Best Complete 4 Stroke Kit As Of October 2014

Discussion in 'General Questions' started by Slo_Mo_Az, Oct 13, 2014.

  1. Slo_Mo_Az

    Slo_Mo_Az New Member

    What is the best complete kit (bike and motor) 4 stroke as of October 2014. We searched this website and found a lot of good information but some of it was dated. We are looking for a 26" beach cruiser style with a 48/49cc 4 stroke motor.

    Thank you from Arizona.
     

  2. MikeSSS

    MikeSSS New Member

    Bike first: you will run out of gas and have to pedal home, occasionally. For this reason the bike needs gearing for flats, wind and any hills you have to climb. The bike will be carrying you and the motor rig. For this reason, a triple in the front and a big cog in the rear that is "big enough" are desirable. The motor rig has to cause minimal friction drag when pedaling.

    Cruiser bikes are designed for speeds in the 6 to 8 mph range, 12 mph is fast for one. The steering geometry is made for this range and the strength of the build is designed for the stresses of this speed range. Inexpensive bikes must use inexpensive materials and fabrication, that is they are relatively weak for just riding without a motor.

    Motor: Subaru/Robin engines are made in Japan and are excellent. Last time I checked, Honda engines were not made in Japan but were made with Japanese supervision. Check the weight of the engines, the 50's are probably heavier than the 35cc engines. I use a Subaru engine but a Honda is also a good choice. China Girl / Happy Times engines are a hobby, not transportation.

    Drive train: friction drive is the easiest to install and live with. When the motor is not being used the roller can be moved off the tire, it is quick and easy to do. There is no friction drag when the roller is not touching the tire. I have 164 miles on my Straton friction drive, running on a Performance Gotham tire, the tire shows almost no wear from the roller. It is difficult to change rollers or roller bearings on a Straton, there are other friction drives that are easier to service.

    The Golden Eagle setup uses a cog belt to drive a sheave that snaps on to the spokes of the rear wheel. This setup is probably more fuel efficient than the friction roller. When not using the engine, the belt is dismounted and tied out of the way, I think. The motors friction clutch does have drag internally, that's why it is important to remove the belt. There is far more stress on the spokes from a GEBE setup than from a friction drive. This is an important point, with respect to durability in the long run.

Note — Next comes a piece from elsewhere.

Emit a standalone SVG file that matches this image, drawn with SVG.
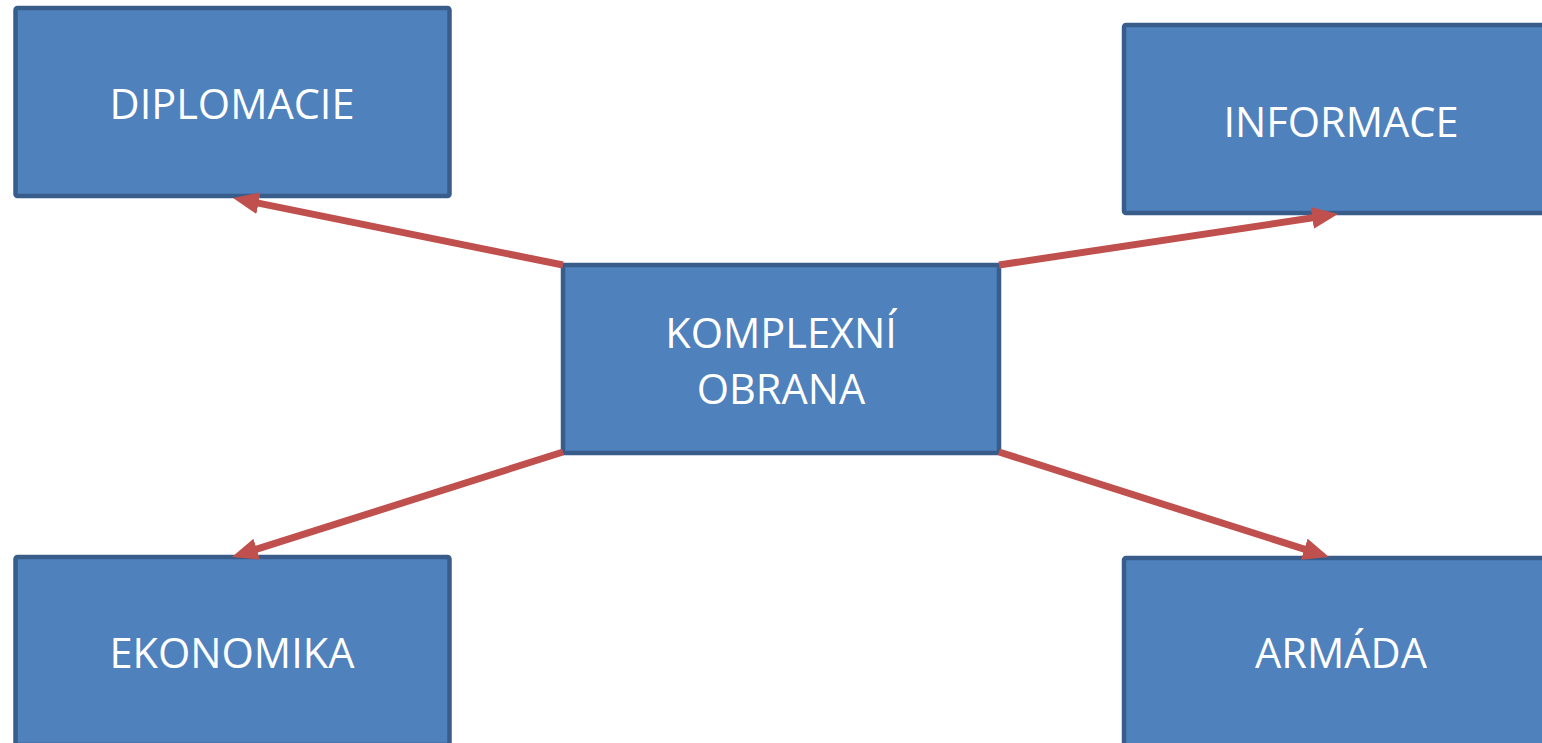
<svg xmlns="http://www.w3.org/2000/svg" width="1542" height="743" viewBox="0 0 1542 743">
<style>
.box{fill:#4F81BD;stroke:#385D8A;stroke-width:4.5}
.lbl{fill:#FFFFFF;font-family:"Open Sans","Liberation Sans",sans-serif;font-size:41.5px;text-anchor:middle}
.con{stroke:#C0504D;stroke-width:7;fill:none}
</style>
<defs>
<marker id="ah" markerUnits="userSpaceOnUse" markerWidth="28" markerHeight="24" refX="14" refY="11" orient="auto">
<path d="M0,0 L26,11 L0,22 z" fill="#C0504D"/>
</marker>
</defs>
<rect width="1542" height="743" fill="#FFFFFF"/>
<g id="diplomacie"><rect class="box" x="15.5" y="8" width="434" height="188" rx="2"/><text class="lbl" x="232" y="119">DIPLOMACIE</text></g>
<g id="informace"><rect class="box" x="1124" y="25" width="434" height="188" rx="2"/><text class="lbl" x="1341" y="137">INFORMACE</text></g>
<g id="komplexni"><rect class="box" x="563" y="265" width="436" height="188" rx="1"/><text class="lbl" x="781" y="348">KOMPLEXNÍ</text><text class="lbl" x="781" y="404">OBRANA</text></g>
<g id="ekonomika"><rect class="box" x="15.5" y="557" width="434" height="188" rx="2"/><text class="lbl" x="232" y="668">EKONOMIKA</text></g>
<g id="armada"><rect class="box" x="1124" y="558" width="434" height="188" rx="2"/><text class="lbl" x="1341" y="668">ARMÁDA</text></g>
<g id="connectors">
<line class="con" x1="563" y1="265" x2="244.8" y2="200.4" marker-end="url(#ah)"/>
<line class="con" x1="999" y1="265" x2="1326.1" y2="215.8" marker-end="url(#ah)"/>
<line class="con" x1="563" y1="452" x2="243.4" y2="553.4" marker-end="url(#ah)"/>
<line class="con" x1="999" y1="452" x2="1317.6" y2="553.4" marker-end="url(#ah)"/>
</g>
</svg>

    So, choose a speed range you want. Choose a bike intended for this speed range: geometry, materials, components and build quality. Choose reliable and trouble free or a hobby to tinker with. Choose the time needed and success level you want and then get started.
     
  3. Slo_Mo_Az

    Slo_Mo_Az New Member

    Thank you for the great information.
     
  4. darwin

    darwin Well-Known Member

  5. Slo_Mo_Az

    Slo_Mo_Az New Member

    Last week I picked up a Phantom Bikes Ghost do it yourself kit. Thank you again for all the great information.